Idem pour le congé sabbatique.

Conclusion

Le monde paraît se diviser en France entre ceux qui pensent qu'il faut assouplir le droit du travail, et en particulier celui du licenciement, et ceux - magistrats parisiens, syndicats de salariés - qui s'y refusent. Les premiers tireront la corde vers plus de flexibilité, les seconds vers une sécurité accrue. Pour le moment, on ne voit guère sur quelle proposition un rapprochement significatif pourrait intervenir entre les partenaires sociaux. Une suggestion toutefois : dans les déclarations des uns et des autres, comme d'ailleurs dans les études du Conseil d'orientation pour l'emploi, les oppositions se cristallisent autour des conditions du licenciement. Trop peut-être, car les freins à l'emploi se logent aussi fréquemment dans une réglementation du travail excessive, tant dans sa nature purement formaliste que dans le contenu des obligations. C'est particulièrement vrai pour les PE et TPE. Les syndicats, obnubilés qu'ils sont, tout comme les médias, par les grandes entreprises, sauront-ils accepter les assouplissements nécessaires à ces PE et TPE qui ne sont pas leur préoccupation première ?

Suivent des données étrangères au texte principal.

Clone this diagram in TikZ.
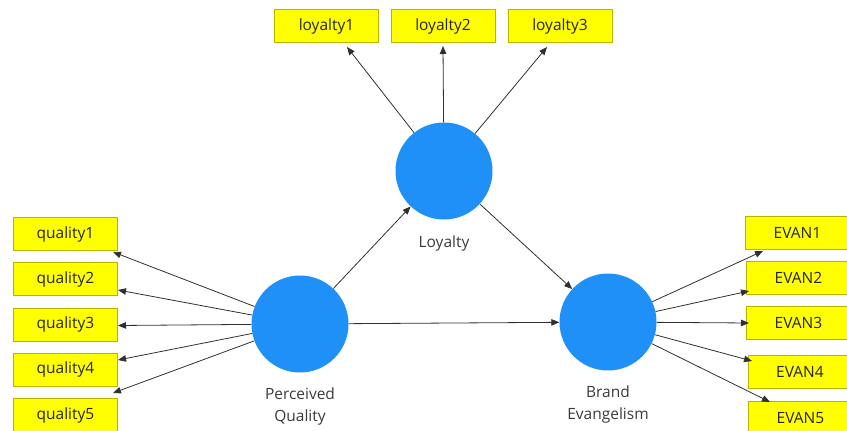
\documentclass[tikz,border=0pt]{standalone}
\usepackage{fontspec}
\setmainfont{Open Sans}
\usetikzlibrary{arrows.meta}
\definecolor{lvfill}{HTML}{1E90F8}
\definecolor{itemfill}{HTML}{FFFF00}
\definecolor{itemline}{HTML}{B8B400}
\definecolor{linkgray}{HTML}{303030}
\definecolor{labelgray}{HTML}{3A3A3A}
\tikzset{
  item/.style={rectangle, fill=itemfill, draw=itemline, line width=0.6pt,
    minimum width=104pt, minimum height=33pt, inner sep=0pt,
    font=\fontsize{15.5}{18}\selectfont, text=black!85},
  latent/.style={circle, fill=lvfill, draw=none, minimum size=97pt, inner sep=0pt},
  lvlabel/.style={font=\fontsize{15.5}{22}\selectfont, text=labelgray, align=center},
  link/.style={draw=linkgray, line width=0.8pt,
    -{Triangle[length=8pt,width=6.5pt]}}
}
\begin{document}
\begin{tikzpicture}[x=1pt,y=-1pt]
\useasboundingbox (0,0) rectangle (847,431);

% indicator boxes
\node[item] (l1) at (326.5,26) {loyalty1};
\node[item] (l2) at (443,26) {loyalty2};
\node[item] (l3) at (560,26) {loyalty3};

\node[item] (q1) at (65.5,234) {quality1};
\node[item] (q2) at (65.5,279) {quality2};
\node[item] (q3) at (65.5,324.5) {quality3};
\node[item] (q4) at (65.5,369.5) {quality4};
\node[item] (q5) at (65.5,415) {quality5};

\node[item] (e1) at (797.5,233) {EVAN1};
\node[item] (e2) at (798.5,278) {EVAN2};
\node[item] (e3) at (798.5,323) {EVAN3};
\node[item] (e4) at (800,372) {EVAN4};
\node[item] (e5) at (800.5,418) {EVAN5};

% latent variables
\node[latent] (loy) at (444,171) {};
\node[latent] (pq) at (300,324) {};
\node[latent] (be) at (608,322) {};

\node[lvlabel] (loylab) at (444,243) {Loyalty};
\node[lvlabel] (pqlab) at (300,406) {Perceived\\Quality};
\node[lvlabel] (belab) at (608,404) {Brand\\Evangelism};

% arrow end points at the indicator boxes
\coordinate (tl1) at (347,47);
\coordinate (tl2) at (443,46);
\coordinate (tl3) at (547,47);
\coordinate (tq1) at (113,252);
\coordinate (tq2) at (118,290);
\coordinate (tq3) at (118,325.5);
\coordinate (tq4) at (118,360);
\coordinate (tq5) at (113,393);
\coordinate (te1) at (763,251);
\coordinate (te2) at (749,291);
\coordinate (te3) at (749,323);
\coordinate (te4) at (752,361);
\coordinate (te5) at (770,402);

% structural paths
\draw[link] (pq) -- (loy);
\draw[link] (loy) -- (be);
\draw[link] (pq) -- (be);

% measurement paths
\foreach \t in {tl1,tl2,tl3} \draw[link] (loy) -- (\t);
\foreach \t in {tq1,tq2,tq3,tq4,tq5} \draw[link] (pq) -- (\t);
\foreach \t in {te1,te2,te3,te4,te5} \draw[link] (be) -- (\t);
\end{tikzpicture}
\end{document}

Les préconisations de l' iFRAP

- Élargir les conditions de la cause légitime, en particulier pour les licenciments économiques, en permettant à l'employeur d'être seul juge, sauf abus caractérisé, de l'emploi dans son entreprise.
- Alléger le carctère formaliste des obligations de l'employeur et le caractère automatiquement et forfaitairement sanctionnable de leur non-respect.
- Remonter le seuil d'application de certaines dispositions, de onze salariés à au moins vingt ou trente salariés.
- Dispenser PE et TPE des obligations qu'il n'est pas raisonnable de leur imposer.

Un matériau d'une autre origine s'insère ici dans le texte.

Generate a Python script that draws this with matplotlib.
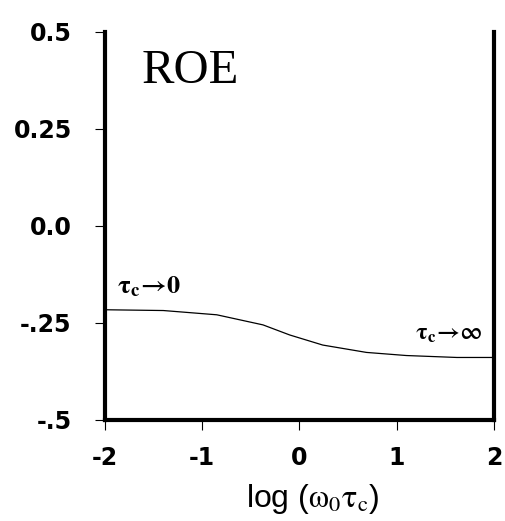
import matplotlib
matplotlib.use("Agg")
import matplotlib.pyplot as plt

# curve
log_wt = [-2.0, -1.4, -0.85, -0.375, -0.1, 0.24, 0.69, 1.1, 1.62, 2.0]
roe = [-0.216, -0.218, -0.229, -0.255, -0.281, -0.307, -0.326, -0.334, -0.339, -0.339]

x_ticks = [-2, -1, 0, 1, 2]
y_ticks = [-0.5, -0.25, 0.0, 0.25, 0.5]
y_tick_labels = ["-.5", "-.25", "0.0", "0.25", "0.5"]

plt.rcParams["mathtext.fontset"] = "stix"
plt.rcParams["axes.unicode_minus"] = False

fig = plt.figure(figsize=(5.06, 5.21), dpi=100)
ax = fig.add_axes([0.2075, 0.194, 0.7685, 0.7446])

ax.plot(log_wt, roe, color="black", linewidth=0.9)

ax.set_xlim(-2, 2)
ax.set_ylim(-0.5, 0.5)
ax.set_xticks(x_ticks)
ax.set_xticklabels([str(t) for t in x_ticks])
ax.set_yticks(y_ticks)
ax.set_yticklabels(y_tick_labels)

for side in ["left", "right", "bottom"]:
    ax.spines[side].set_linewidth(3)
ax.spines["top"].set_visible(False)

ax.tick_params(direction="out", length=7, width=0.8, pad=12)
ax.tick_params(axis="y", pad=17)
for lab in ax.get_xticklabels() + ax.get_yticklabels():
    lab.set_family("DejaVu Sans")
    lab.set_fontweight("bold")
    lab.set_fontsize(17)

ax.set_xlabel(r"log ($\mathrm{\omega_0\tau_c}$)", fontsize=23, family="Liberation Sans")
ax.xaxis.set_label_coords(0.535, -0.16)

ax.text(-1.62, 0.369, "ROE", family="Liberation Serif", fontsize=35, ha="left", va="baseline")
ax.text(-1.877, -0.173, r"$\mathbf{\tau_{c}\!\rightarrow\! 0}$", fontsize=19, ha="left", va="baseline")
ax.text(1.887, -0.294, r"$\mathbf{\tau_{c}\!\rightarrow\!\infty}$", fontsize=17, ha="right", va="baseline")

fig.savefig("out.png", dpi=100)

[1] l'allongement de la période d'essai n'aurait cependant pas dit son dernier mot, voir ci après.

[2] Il s'agirait de définir un contrat d'acquisition progressive de droits par les salariés, avec paiement des indemnités de licenciement par l'employeur mais décharge sur la collectivité des obligations de reclassement en contrepartie d'une contribution de solidarité de 1,6% des salaires payée par l'employeur, et renforcement de l'accompagnement des chômeurs par l'Etat.